Throw in the fact that you’re likely to hear just about anything but vocals on “What You Need”, and the deliberateness of its sheer musicality becomes undeniable.

Granted, the fellas put all this down while clocking in at over the five-minute marker here, so it’s apparent they know what they’re doing. The first minute or so is an exercise in a cross between a nightclub and yoga mat sessions as a surplus of bubbling, miniscule synths parade in, on, and around the listener’s ears.

Such a serenade stems from the stuff of Vaibhav Bhutani, who also doubles up on the guitar later on in the track. But, he’s truly going to town during the introduction, in which it’s easy to lose track of all space, time, and feeling while the electronic hypnosis is in effect.

It’s from this point on, however, that Sudarshan’s cue stick summoning takes over, somehow preceding the chord progression (which is matching that of Bhutani in the opening moments, and likely played by him in the later ones) of the bass and guitarists. The drumming is loud, yet somehow not quite overt, though it does mask the volume of the bass and some of the other instruments in parts.

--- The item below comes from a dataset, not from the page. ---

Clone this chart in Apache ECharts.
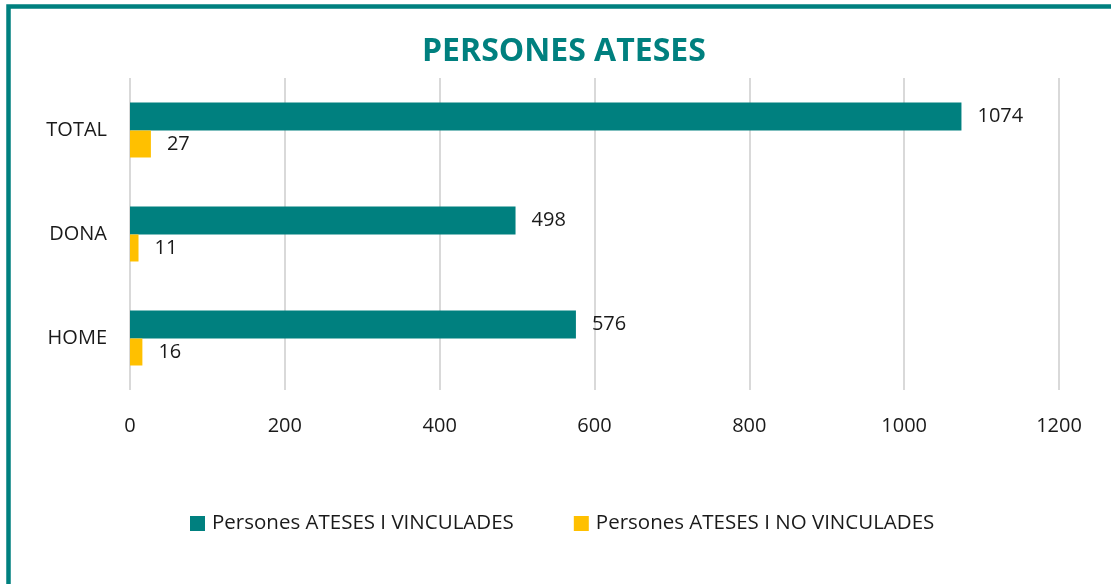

Meredith Moore jumps in on the action on the horns, which elongate those chords and give them the color and feeling of mid-20th century sessions at New York City’s Village Vanguard. There may be a trace of acoustic guitar in there, but the electric ones swiftly ramrod their way to the forefront, stepping ever just behind Sudarshan, as the gang raises and drops the energy a couple of times before ending on a searing, soaring high.

It’s the sort of thing one remembers, and every bit as good a reason as is needed to cop the band’s forthcoming Long Player, Waves.